Write the data out again, exactly as given.

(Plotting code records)
_ _ _ _ _

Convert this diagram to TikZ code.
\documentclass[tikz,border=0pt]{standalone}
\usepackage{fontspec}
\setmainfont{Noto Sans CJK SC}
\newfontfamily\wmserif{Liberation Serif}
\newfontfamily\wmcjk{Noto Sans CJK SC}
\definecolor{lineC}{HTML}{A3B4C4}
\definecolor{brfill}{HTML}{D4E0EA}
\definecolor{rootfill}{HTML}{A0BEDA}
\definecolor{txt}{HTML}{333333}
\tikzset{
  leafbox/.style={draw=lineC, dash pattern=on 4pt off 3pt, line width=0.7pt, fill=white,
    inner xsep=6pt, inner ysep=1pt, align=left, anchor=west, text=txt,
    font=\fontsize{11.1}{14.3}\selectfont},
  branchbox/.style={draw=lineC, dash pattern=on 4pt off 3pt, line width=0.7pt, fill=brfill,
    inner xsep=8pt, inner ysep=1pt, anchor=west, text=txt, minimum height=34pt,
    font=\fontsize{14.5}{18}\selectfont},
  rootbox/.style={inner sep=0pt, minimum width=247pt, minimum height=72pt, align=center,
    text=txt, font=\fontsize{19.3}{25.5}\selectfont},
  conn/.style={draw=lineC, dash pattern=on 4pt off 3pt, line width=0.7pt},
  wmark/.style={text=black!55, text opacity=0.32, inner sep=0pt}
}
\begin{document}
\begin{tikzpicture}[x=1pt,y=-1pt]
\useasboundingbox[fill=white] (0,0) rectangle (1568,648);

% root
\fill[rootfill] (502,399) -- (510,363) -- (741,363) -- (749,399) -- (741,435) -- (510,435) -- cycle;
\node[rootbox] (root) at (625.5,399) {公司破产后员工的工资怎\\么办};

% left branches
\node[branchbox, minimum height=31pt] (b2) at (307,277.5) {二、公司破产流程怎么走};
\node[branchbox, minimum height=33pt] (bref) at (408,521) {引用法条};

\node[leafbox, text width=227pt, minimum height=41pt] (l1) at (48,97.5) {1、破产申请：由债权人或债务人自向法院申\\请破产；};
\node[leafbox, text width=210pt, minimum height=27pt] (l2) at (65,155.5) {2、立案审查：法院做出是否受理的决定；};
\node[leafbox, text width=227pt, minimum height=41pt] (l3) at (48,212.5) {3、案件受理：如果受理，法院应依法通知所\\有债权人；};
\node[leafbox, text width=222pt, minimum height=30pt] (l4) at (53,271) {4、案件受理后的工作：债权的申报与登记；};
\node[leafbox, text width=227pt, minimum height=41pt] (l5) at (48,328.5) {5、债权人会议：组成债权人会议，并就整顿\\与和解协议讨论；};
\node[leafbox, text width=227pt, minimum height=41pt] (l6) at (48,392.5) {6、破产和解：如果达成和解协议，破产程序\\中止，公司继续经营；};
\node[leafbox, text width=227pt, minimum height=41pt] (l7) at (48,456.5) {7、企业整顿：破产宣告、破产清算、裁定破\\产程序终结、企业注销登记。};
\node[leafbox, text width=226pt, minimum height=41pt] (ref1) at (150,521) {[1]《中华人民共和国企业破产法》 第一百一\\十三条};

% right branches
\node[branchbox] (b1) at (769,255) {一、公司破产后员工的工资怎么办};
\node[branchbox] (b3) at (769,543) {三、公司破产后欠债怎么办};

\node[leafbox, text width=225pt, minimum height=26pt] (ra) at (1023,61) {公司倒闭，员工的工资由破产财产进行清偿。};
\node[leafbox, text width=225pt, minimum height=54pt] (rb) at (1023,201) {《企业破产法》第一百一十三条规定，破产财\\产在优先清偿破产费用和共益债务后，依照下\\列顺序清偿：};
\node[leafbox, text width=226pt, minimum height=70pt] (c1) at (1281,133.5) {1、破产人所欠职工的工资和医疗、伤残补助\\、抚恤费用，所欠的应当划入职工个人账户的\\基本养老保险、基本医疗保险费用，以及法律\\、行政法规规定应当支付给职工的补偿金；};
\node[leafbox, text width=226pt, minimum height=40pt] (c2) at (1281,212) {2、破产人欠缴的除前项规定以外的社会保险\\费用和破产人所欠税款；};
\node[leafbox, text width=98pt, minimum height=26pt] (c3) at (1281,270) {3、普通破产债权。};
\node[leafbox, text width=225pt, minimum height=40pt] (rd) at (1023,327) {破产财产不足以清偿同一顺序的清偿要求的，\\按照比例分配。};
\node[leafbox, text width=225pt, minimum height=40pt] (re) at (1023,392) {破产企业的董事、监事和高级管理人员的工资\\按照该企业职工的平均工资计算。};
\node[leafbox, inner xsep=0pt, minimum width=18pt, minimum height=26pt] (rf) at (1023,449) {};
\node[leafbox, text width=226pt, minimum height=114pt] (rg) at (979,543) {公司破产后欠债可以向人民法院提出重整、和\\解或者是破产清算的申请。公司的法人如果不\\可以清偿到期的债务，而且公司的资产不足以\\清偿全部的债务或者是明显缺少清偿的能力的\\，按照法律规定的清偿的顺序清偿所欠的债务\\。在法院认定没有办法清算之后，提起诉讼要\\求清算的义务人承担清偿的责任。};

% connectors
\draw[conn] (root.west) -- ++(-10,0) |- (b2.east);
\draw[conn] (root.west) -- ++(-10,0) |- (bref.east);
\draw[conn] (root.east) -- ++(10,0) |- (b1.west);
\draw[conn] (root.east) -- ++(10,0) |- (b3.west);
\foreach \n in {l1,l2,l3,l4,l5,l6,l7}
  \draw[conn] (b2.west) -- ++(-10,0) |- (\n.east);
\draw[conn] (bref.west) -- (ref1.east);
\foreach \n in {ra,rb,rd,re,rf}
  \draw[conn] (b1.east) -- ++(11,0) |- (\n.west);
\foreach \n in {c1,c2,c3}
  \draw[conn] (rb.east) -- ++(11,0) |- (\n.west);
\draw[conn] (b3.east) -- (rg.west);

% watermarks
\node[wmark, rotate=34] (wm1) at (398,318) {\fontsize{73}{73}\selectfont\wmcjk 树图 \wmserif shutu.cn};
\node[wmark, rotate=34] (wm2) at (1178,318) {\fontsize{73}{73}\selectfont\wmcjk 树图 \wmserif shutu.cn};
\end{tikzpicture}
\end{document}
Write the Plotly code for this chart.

_ _ _ _ _

PROBLEM SOLUTION
Convert this diagram to TikZ code.
\documentclass[tikz,border=0pt]{standalone}
\usepackage{fontspec}
\setmainfont{Noto Sans CJK SC}
\newfontfamily\wmserif{Liberation Serif}
\newfontfamily\wmcjk{Noto Sans CJK SC}
\definecolor{lineC}{HTML}{A3B4C4}
\definecolor{brfill}{HTML}{D4E0EA}
\definecolor{rootfill}{HTML}{A0BEDA}
\definecolor{txt}{HTML}{333333}
\tikzset{
  leafbox/.style={draw=lineC, dash pattern=on 4pt off 3pt, line width=0.7pt, fill=white,
    inner xsep=6pt, inner ysep=1pt, align=left, anchor=west, text=txt,
    font=\fontsize{11.1}{14.3}\selectfont},
  branchbox/.style={draw=lineC, dash pattern=on 4pt off 3pt, line width=0.7pt, fill=brfill,
    inner xsep=8pt, inner ysep=1pt, anchor=west, text=txt, minimum height=34pt,
    font=\fontsize{14.5}{18}\selectfont},
  rootbox/.style={inner sep=0pt, minimum width=247pt, minimum height=72pt, align=center,
    text=txt, font=\fontsize{19.3}{25.5}\selectfont},
  conn/.style={draw=lineC, dash pattern=on 4pt off 3pt, line width=0.7pt},
  wmark/.style={text=black!55, text opacity=0.32, inner sep=0pt}
}
\begin{document}
\begin{tikzpicture}[x=1pt,y=-1pt]
\useasboundingbox[fill=white] (0,0) rectangle (1568,648);

% root
\fill[rootfill] (502,399) -- (510,363) -- (741,363) -- (749,399) -- (741,435) -- (510,435) -- cycle;
\node[rootbox] (root) at (625.5,399) {公司破产后员工的工资怎\\么办};

% left branches
\node[branchbox, minimum height=31pt] (b2) at (307,277.5) {二、公司破产流程怎么走};
\node[branchbox, minimum height=33pt] (bref) at (408,521) {引用法条};

\node[leafbox, text width=227pt, minimum height=41pt] (l1) at (48,97.5) {1、破产申请：由债权人或债务人自向法院申\\请破产；};
\node[leafbox, text width=210pt, minimum height=27pt] (l2) at (65,155.5) {2、立案审查：法院做出是否受理的决定；};
\node[leafbox, text width=227pt, minimum height=41pt] (l3) at (48,212.5) {3、案件受理：如果受理，法院应依法通知所\\有债权人；};
\node[leafbox, text width=222pt, minimum height=30pt] (l4) at (53,271) {4、案件受理后的工作：债权的申报与登记；};
\node[leafbox, text width=227pt, minimum height=41pt] (l5) at (48,328.5) {5、债权人会议：组成债权人会议，并就整顿\\与和解协议讨论；};
\node[leafbox, text width=227pt, minimum height=41pt] (l6) at (48,392.5) {6、破产和解：如果达成和解协议，破产程序\\中止，公司继续经营；};
\node[leafbox, text width=227pt, minimum height=41pt] (l7) at (48,456.5) {7、企业整顿：破产宣告、破产清算、裁定破\\产程序终结、企业注销登记。};
\node[leafbox, text width=226pt, minimum height=41pt] (ref1) at (150,521) {[1]《中华人民共和国企业破产法》 第一百一\\十三条};

% right branches
\node[branchbox] (b1) at (769,255) {一、公司破产后员工的工资怎么办};
\node[branchbox] (b3) at (769,543) {三、公司破产后欠债怎么办};

\node[leafbox, text width=225pt, minimum height=26pt] (ra) at (1023,61) {公司倒闭，员工的工资由破产财产进行清偿。};
\node[leafbox, text width=225pt, minimum height=54pt] (rb) at (1023,201) {《企业破产法》第一百一十三条规定，破产财\\产在优先清偿破产费用和共益债务后，依照下\\列顺序清偿：};
\node[leafbox, text width=226pt, minimum height=70pt] (c1) at (1281,133.5) {1、破产人所欠职工的工资和医疗、伤残补助\\、抚恤费用，所欠的应当划入职工个人账户的\\基本养老保险、基本医疗保险费用，以及法律\\、行政法规规定应当支付给职工的补偿金；};
\node[leafbox, text width=226pt, minimum height=40pt] (c2) at (1281,212) {2、破产人欠缴的除前项规定以外的社会保险\\费用和破产人所欠税款；};
\node[leafbox, text width=98pt, minimum height=26pt] (c3) at (1281,270) {3、普通破产债权。};
\node[leafbox, text width=225pt, minimum height=40pt] (rd) at (1023,327) {破产财产不足以清偿同一顺序的清偿要求的，\\按照比例分配。};
\node[leafbox, text width=225pt, minimum height=40pt] (re) at (1023,392) {破产企业的董事、监事和高级管理人员的工资\\按照该企业职工的平均工资计算。};
\node[leafbox, inner xsep=0pt, minimum width=18pt, minimum height=26pt] (rf) at (1023,449) {};
\node[leafbox, text width=226pt, minimum height=114pt] (rg) at (979,543) {公司破产后欠债可以向人民法院提出重整、和\\解或者是破产清算的申请。公司的法人如果不\\可以清偿到期的债务，而且公司的资产不足以\\清偿全部的债务或者是明显缺少清偿的能力的\\，按照法律规定的清偿的顺序清偿所欠的债务\\。在法院认定没有办法清算之后，提起诉讼要\\求清算的义务人承担清偿的责任。};

% connectors
\draw[conn] (root.west) -- ++(-10,0) |- (b2.east);
\draw[conn] (root.west) -- ++(-10,0) |- (bref.east);
\draw[conn] (root.east) -- ++(10,0) |- (b1.west);
\draw[conn] (root.east) -- ++(10,0) |- (b3.west);
\foreach \n in {l1,l2,l3,l4,l5,l6,l7}
  \draw[conn] (b2.west) -- ++(-10,0) |- (\n.east);
\draw[conn] (bref.west) -- (ref1.east);
\foreach \n in {ra,rb,rd,re,rf}
  \draw[conn] (b1.east) -- ++(11,0) |- (\n.west);
\foreach \n in {c1,c2,c3}
  \draw[conn] (rb.east) -- ++(11,0) |- (\n.west);
\draw[conn] (b3.east) -- (rg.west);

% watermarks
\node[wmark, rotate=34] (wm1) at (398,318) {\fontsize{73}{73}\selectfont\wmcjk 树图 \wmserif shutu.cn};
\node[wmark, rotate=34] (wm2) at (1178,318) {\fontsize{73}{73}\selectfont\wmcjk 树图 \wmserif shutu.cn};
\end{tikzpicture}
\end{document}
Write the Plotly code for this chart.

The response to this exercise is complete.